Prompt ::
Produce nothing but an exact copy of the lines from the one containing "Write a Python" through the one containing "from matplotlib.lines import Line2D", and do not carry over pictures.

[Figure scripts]
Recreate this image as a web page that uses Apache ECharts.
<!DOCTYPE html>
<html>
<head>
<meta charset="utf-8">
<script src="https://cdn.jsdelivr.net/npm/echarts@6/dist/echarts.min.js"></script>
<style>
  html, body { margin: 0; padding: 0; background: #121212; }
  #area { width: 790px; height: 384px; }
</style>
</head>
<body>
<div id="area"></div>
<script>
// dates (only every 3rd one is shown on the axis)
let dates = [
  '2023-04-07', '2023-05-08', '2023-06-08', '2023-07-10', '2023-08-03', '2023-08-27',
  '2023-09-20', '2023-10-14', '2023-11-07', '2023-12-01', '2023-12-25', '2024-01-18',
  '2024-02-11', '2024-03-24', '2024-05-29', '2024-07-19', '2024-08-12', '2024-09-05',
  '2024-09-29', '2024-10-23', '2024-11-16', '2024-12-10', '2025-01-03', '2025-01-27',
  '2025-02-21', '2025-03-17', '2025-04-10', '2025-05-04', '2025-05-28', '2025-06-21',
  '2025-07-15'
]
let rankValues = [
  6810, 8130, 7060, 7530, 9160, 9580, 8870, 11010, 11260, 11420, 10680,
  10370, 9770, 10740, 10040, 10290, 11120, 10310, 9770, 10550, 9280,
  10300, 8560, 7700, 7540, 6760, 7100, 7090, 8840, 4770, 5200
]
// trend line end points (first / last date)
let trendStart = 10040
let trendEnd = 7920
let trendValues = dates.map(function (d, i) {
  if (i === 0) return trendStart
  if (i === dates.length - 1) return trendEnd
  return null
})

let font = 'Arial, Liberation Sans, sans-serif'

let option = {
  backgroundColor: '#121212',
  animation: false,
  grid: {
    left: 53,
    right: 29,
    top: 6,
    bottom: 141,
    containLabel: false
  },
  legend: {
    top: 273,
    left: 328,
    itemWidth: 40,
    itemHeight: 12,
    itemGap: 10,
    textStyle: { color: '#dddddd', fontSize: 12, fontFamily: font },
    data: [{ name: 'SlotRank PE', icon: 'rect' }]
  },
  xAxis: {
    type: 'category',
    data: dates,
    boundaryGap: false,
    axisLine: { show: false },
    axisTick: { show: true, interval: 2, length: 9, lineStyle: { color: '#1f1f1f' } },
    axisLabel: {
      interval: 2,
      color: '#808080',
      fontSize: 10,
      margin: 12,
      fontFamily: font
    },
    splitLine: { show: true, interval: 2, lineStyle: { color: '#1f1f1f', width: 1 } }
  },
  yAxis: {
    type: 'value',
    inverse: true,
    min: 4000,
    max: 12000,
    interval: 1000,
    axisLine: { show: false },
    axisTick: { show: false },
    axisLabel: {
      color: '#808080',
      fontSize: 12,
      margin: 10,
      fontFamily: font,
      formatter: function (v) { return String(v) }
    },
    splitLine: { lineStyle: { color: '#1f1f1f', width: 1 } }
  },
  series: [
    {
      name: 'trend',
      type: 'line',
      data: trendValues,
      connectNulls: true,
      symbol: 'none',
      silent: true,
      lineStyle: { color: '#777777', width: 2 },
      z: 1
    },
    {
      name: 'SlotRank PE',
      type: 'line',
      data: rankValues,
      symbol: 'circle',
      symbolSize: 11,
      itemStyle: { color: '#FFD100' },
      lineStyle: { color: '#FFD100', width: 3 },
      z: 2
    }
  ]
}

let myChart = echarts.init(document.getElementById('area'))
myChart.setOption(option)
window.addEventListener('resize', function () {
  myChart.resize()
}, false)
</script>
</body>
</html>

...

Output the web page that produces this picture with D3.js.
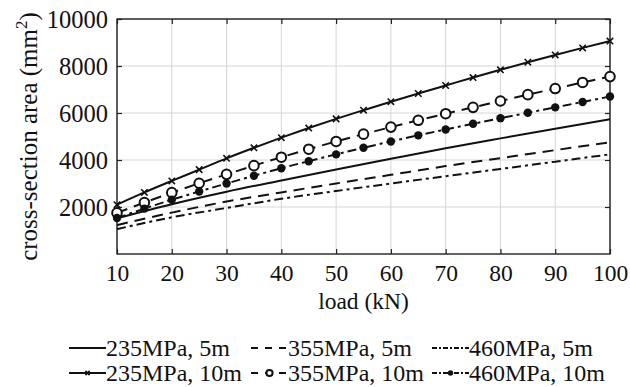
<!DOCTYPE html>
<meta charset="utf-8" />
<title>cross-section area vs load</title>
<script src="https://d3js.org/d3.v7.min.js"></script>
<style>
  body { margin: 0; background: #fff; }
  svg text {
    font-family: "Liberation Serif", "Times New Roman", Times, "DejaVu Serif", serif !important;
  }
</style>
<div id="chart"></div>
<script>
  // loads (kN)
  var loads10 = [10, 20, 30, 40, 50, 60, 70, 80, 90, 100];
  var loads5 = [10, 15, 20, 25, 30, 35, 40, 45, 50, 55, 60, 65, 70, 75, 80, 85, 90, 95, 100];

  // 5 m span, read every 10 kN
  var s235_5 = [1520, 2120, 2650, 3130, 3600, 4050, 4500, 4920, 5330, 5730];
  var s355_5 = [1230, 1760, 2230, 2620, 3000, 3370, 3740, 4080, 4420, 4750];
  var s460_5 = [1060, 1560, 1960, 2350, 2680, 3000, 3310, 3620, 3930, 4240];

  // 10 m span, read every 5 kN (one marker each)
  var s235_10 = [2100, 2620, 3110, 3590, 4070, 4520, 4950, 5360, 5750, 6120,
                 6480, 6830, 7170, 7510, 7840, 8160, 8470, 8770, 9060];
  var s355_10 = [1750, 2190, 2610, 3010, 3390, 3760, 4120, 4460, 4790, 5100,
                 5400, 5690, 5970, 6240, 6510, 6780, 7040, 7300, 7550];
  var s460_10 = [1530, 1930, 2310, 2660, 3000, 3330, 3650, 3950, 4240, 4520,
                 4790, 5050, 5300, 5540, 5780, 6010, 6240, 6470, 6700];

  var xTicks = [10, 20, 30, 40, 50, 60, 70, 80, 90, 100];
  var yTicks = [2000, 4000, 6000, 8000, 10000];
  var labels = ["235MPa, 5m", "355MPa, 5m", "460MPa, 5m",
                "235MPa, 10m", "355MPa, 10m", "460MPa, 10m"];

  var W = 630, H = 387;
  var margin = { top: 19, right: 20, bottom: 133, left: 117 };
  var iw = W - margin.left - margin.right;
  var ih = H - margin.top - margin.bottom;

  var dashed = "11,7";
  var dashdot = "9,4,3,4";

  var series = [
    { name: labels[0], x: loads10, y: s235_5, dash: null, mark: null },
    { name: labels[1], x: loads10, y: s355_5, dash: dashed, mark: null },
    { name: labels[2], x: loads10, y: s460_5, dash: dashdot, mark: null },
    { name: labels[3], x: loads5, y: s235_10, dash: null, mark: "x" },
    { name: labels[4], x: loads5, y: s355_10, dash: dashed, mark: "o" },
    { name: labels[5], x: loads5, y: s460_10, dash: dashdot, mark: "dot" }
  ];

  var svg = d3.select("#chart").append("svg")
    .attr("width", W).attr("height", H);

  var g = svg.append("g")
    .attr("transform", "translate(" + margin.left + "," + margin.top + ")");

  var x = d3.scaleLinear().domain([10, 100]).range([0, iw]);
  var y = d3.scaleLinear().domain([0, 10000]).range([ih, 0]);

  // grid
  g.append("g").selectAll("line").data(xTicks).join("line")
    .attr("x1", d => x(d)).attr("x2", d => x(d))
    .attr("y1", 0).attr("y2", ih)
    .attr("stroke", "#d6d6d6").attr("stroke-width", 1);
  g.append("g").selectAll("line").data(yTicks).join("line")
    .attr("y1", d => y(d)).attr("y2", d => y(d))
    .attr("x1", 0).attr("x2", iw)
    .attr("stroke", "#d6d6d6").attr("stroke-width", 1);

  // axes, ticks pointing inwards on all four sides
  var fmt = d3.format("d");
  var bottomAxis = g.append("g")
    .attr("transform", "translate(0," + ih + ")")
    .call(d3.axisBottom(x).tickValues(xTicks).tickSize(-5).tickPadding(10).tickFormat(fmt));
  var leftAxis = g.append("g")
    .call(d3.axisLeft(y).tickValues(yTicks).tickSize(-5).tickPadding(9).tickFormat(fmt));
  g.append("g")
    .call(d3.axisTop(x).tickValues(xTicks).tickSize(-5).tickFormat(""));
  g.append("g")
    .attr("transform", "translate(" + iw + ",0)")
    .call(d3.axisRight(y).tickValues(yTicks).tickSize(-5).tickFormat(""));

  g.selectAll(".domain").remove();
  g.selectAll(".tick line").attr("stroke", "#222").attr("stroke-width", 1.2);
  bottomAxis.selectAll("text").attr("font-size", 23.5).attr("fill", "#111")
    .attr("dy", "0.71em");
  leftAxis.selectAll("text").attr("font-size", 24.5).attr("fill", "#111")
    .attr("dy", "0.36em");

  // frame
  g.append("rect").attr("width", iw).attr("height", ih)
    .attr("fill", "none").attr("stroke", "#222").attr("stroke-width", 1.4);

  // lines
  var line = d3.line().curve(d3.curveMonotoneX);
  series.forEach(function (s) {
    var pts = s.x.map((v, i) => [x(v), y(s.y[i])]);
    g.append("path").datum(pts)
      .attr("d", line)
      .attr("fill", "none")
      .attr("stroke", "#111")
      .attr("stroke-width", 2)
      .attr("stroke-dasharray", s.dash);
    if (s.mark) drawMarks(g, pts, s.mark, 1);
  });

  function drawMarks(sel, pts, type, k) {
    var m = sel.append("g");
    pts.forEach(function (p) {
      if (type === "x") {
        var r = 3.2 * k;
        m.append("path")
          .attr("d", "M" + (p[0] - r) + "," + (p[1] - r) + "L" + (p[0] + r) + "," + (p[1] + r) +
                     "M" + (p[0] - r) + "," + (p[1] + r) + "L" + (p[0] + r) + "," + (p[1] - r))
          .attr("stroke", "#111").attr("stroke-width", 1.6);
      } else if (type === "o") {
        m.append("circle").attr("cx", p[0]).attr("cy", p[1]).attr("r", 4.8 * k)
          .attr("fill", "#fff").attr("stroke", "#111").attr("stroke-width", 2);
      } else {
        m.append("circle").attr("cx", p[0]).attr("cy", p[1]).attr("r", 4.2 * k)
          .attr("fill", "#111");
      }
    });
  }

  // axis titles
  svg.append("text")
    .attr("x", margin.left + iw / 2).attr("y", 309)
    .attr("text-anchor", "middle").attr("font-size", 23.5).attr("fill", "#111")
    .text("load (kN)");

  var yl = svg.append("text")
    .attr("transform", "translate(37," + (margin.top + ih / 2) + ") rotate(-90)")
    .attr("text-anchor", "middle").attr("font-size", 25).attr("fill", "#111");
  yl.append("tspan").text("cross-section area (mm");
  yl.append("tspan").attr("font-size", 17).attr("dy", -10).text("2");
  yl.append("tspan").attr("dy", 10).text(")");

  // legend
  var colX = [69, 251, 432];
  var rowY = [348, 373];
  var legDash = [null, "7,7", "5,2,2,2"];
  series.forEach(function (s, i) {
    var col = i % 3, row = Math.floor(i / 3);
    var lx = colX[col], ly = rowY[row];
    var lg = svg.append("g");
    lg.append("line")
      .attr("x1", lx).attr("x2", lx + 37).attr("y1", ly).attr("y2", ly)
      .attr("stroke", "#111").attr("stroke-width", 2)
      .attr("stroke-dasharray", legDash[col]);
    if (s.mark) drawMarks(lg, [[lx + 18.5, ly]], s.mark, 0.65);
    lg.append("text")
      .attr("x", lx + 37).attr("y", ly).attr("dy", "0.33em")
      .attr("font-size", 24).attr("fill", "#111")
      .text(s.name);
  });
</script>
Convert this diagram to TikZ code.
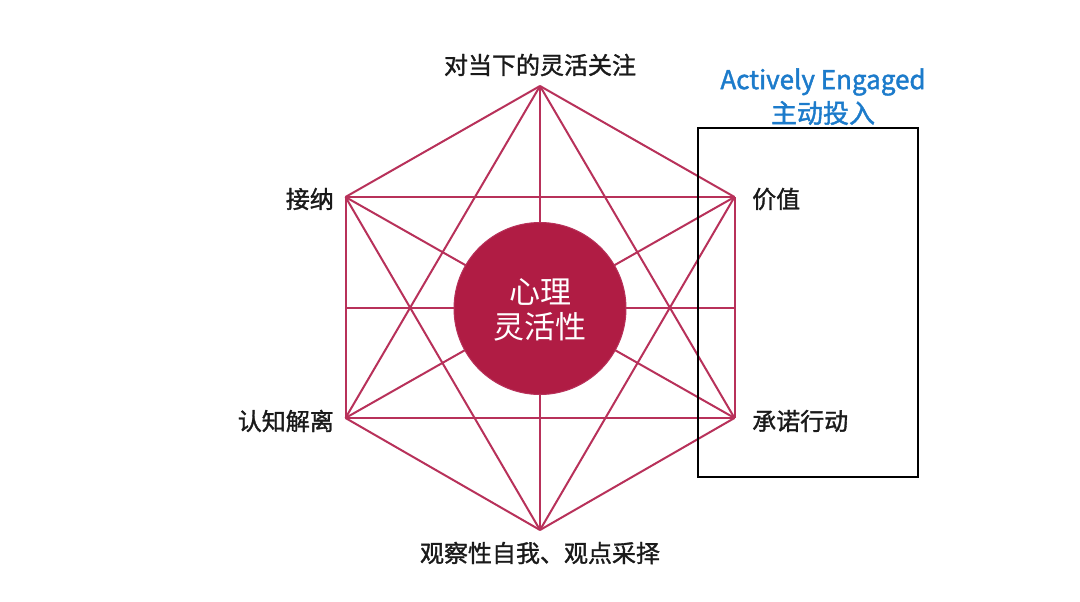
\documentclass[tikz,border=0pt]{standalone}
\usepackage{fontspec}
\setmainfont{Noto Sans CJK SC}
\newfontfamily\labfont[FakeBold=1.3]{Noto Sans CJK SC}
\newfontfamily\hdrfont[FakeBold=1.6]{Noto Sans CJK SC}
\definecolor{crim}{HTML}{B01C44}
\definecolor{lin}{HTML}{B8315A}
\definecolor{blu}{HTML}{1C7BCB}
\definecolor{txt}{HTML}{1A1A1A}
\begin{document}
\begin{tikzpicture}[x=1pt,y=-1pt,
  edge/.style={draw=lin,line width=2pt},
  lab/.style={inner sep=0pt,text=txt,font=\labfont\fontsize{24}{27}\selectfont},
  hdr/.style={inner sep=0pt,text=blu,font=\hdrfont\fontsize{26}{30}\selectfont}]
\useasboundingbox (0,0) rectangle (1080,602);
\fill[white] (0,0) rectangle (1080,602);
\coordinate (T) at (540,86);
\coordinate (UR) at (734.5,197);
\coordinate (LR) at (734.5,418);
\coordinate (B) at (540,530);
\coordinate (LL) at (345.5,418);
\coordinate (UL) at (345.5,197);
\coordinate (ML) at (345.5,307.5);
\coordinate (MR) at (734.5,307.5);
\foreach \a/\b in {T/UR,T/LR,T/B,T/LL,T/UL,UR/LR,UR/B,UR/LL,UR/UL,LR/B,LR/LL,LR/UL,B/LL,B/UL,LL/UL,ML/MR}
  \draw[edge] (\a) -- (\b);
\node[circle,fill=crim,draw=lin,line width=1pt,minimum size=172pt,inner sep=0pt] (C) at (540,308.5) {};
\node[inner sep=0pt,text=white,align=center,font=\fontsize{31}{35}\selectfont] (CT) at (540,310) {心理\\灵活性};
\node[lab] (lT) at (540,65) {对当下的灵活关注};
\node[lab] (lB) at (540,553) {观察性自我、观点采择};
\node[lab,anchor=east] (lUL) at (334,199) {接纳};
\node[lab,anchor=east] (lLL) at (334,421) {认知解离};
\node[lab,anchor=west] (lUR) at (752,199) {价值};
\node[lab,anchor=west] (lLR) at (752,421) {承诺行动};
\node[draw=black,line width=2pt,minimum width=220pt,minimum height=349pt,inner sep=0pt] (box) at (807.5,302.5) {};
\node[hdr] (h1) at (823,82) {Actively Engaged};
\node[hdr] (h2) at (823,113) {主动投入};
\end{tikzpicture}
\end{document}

...

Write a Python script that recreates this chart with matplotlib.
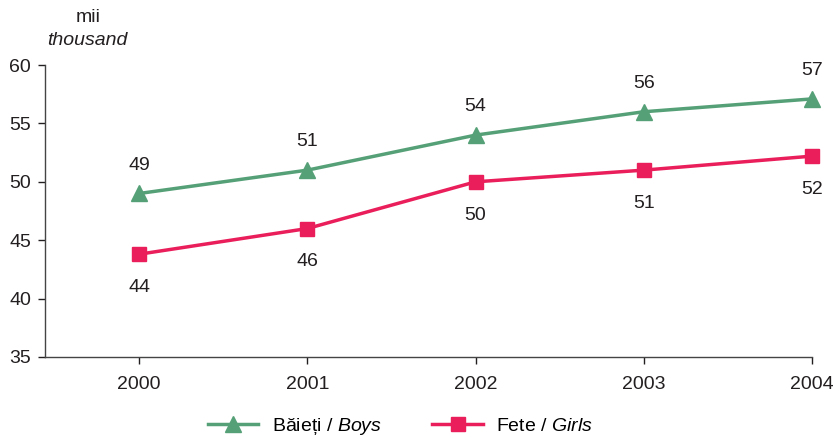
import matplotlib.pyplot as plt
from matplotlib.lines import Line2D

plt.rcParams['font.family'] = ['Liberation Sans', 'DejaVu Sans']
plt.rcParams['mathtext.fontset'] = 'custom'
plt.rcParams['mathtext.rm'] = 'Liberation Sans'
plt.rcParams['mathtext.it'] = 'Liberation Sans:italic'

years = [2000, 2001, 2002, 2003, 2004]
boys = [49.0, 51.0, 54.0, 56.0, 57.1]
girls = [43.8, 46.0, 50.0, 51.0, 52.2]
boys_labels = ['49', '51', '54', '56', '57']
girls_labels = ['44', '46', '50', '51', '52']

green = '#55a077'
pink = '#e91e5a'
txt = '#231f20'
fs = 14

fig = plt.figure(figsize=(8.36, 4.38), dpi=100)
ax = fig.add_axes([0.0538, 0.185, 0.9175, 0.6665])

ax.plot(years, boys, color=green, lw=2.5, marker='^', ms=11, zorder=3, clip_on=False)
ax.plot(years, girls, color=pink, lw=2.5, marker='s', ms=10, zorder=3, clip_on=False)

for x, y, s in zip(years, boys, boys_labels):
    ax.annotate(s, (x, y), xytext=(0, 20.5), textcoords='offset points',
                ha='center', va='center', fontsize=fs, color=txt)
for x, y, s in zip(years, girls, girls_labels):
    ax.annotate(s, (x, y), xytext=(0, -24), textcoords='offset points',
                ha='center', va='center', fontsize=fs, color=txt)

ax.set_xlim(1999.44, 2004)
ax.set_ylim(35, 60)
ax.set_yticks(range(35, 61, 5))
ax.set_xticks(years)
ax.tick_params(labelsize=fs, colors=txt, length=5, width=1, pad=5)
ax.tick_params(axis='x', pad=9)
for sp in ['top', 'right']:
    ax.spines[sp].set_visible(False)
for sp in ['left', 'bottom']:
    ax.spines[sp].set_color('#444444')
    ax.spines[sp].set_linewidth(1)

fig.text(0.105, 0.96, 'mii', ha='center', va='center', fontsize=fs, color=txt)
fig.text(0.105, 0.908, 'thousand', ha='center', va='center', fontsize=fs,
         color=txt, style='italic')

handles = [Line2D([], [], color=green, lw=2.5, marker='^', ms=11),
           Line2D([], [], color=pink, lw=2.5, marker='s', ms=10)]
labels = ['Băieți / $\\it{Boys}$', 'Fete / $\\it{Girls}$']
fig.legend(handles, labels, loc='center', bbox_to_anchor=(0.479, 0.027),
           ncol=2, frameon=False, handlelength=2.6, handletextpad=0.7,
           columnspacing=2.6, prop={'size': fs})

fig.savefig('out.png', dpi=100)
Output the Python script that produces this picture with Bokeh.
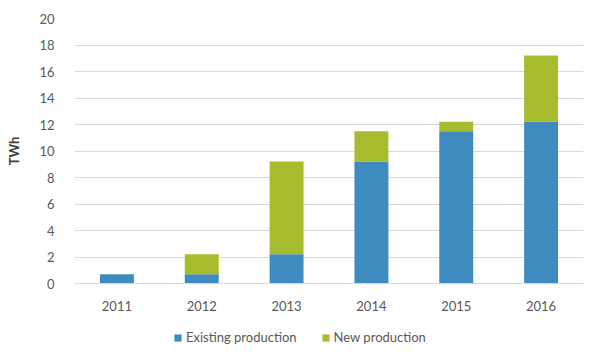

Exercise output ::
Write a Python script that recreates this chart with matplotlib.
import matplotlib.pyplot as plt
from matplotlib.lines import Line2D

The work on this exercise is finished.